Farewell, My Lovely

I can’t believe I’m leaving Izmir in 5 days.

The last few weeks have been a whirlwind of thoughts and emotions. There’s been a lot of logistical things to take care of, like closing my Turkish bank account and settling up with my landlord, and a lot of thinking about the future.

I’ve also been busy lining up my next job, applying to teach English in South Korea like I’d originally planned. And it’s a big process. I’ve spent so much time emailing recruiters, ordering transcripts from my university, filling out applications, writing sample lesson plans, and getting my fingerprints done for a background check.

The fingerprinting saga is a story in itself! I printed the fingerprint card off of the FBI’s website, and took it and a Turkish friend to the police station. The police looked at us like we were crazy, and sent us to the migration office, who sent us to the foreigner’s police office, who said that they could not do it without an official request from my consulate. Oy. I emailed my consulate. After a few back and forth emails, they referred me to the US embassy’s website, which states that I didn’t need a request, all I needed to do was print off the fingerprint cards and take them to the foreigner’s police office.

This is the thing about Turkish bureaucracy: no one talks to each other, but they all act like they know what’s going on. So we went back to the foreigner’s police and showed them the fingerprint cards. This time, they said yes, it can be done- but not at their office. We took a bus to Bozyaka, a neighborhood in Izmir that I’d never heard of, to the homicide police. The homicide police office was a bit sad, but the officers there were very nice, and said of course they could take the fingerprints. Hallelujah! Because Turkish officials are very thorough, they took digital scans, my mugshot, and all of my information, just like I was a real criminal. It was strange, and kind of sweet. Then the senior officer took me to a room that had terrible lighting and was covered in ink smudges and clearly hadn’t been used in a long time. He rolled my fingers in the ink, told me to relax, and quick as you please, it was done! Afterwards, my friend and I stayed for a glass of tea with the officers, because this is Turkey and that’s just what you do.

While I am looking forward to my next destination, as my time here grows shorter my heart grows heavier. I’ll be doing something completely ordinary, like riding the metro or shopping at the market, and I’ll suddenly be hit in the face with the reality that all of this is coming to an end.

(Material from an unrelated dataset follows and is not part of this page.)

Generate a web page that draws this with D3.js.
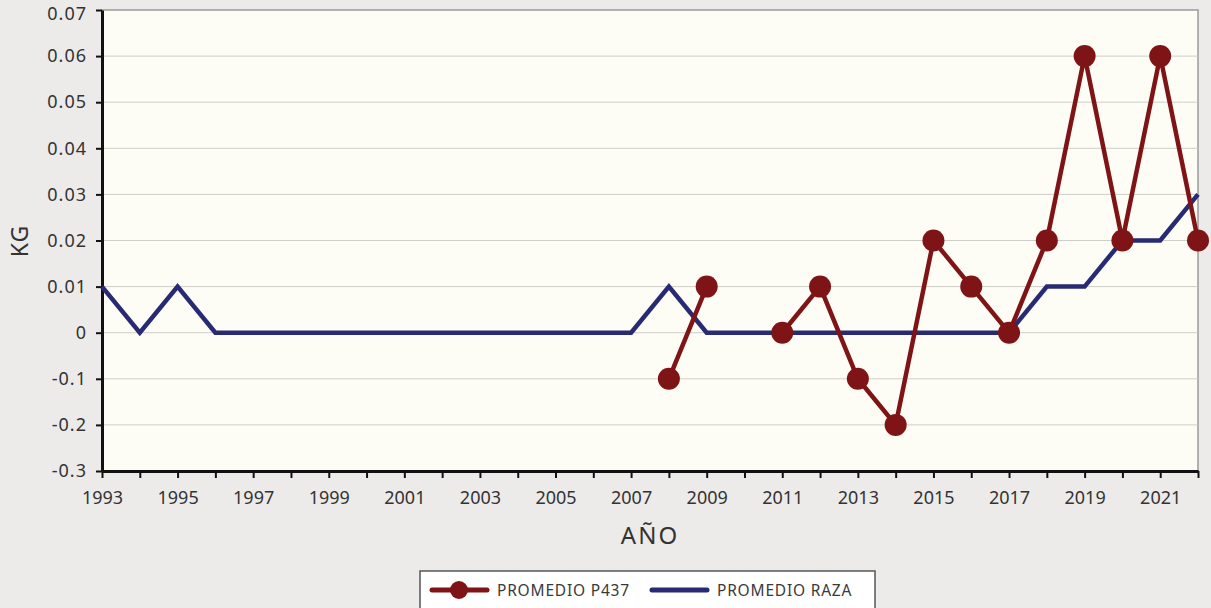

It’s really the hardest when it comes to the Syrians I teach and volunteer with. How can I leave the Hasans, my dear friends who have become like family? How can I leave Nour, with her sharp wit and her kind mother who force-feeds me delicious food every time I visit? How can I leave the three Yazidi girls I teach English, who have learned so much and write my name with little hearts in their notebooks? Especially those girls. I knew that volunteering would enable me to impact others’ lives, but I wasn’t prepared for just how much my own life would be touched. I’m wrecked just thinking about it. It’s going to be hard to adjust to life without the beautiful people I’ve met here.

Before Korea though, we are going to do some much-needed travel that we’ve been planning for some time now. On Wednesday (so soon!) we fly to Berlin, a city I haven’t seen in over 9 years. From there, we’ll be spending a few days in Poland, then a few weeks in Ukraine with a detour into Moldova. Those who have been reading this blog for a while know that Eastern Europe is kinda my thing, and I couldn’t be happier at the prospect of romping around that part of the world.

After that, I will still have quite a bit of time before Korea, and I really don’t know where I’ll be or what I’ll be doing yet. Maybe some more travel in Europe, maybe a stint in the US to see friends and family – the future is really unclear, just as Turkey’s future is unclear. But even with all this uncertainty, I believe the future is still a bright one.

Good Luck and Happy Travels,

Mo

 

4 thoughts on “Farewell, My Lovely”

  1. Mo! What a beautifully bittersweet post. It sounds like Turkey’s been a phenomenal experience for you both but it’s also sad that your time there is winding down. I hope that South Korea is amazing as well for different reasons. And enjoy romping around Eastern Europe!

  2. I agree with Misha! This was a beutiful post and I am moved by how much you have connected with your new community.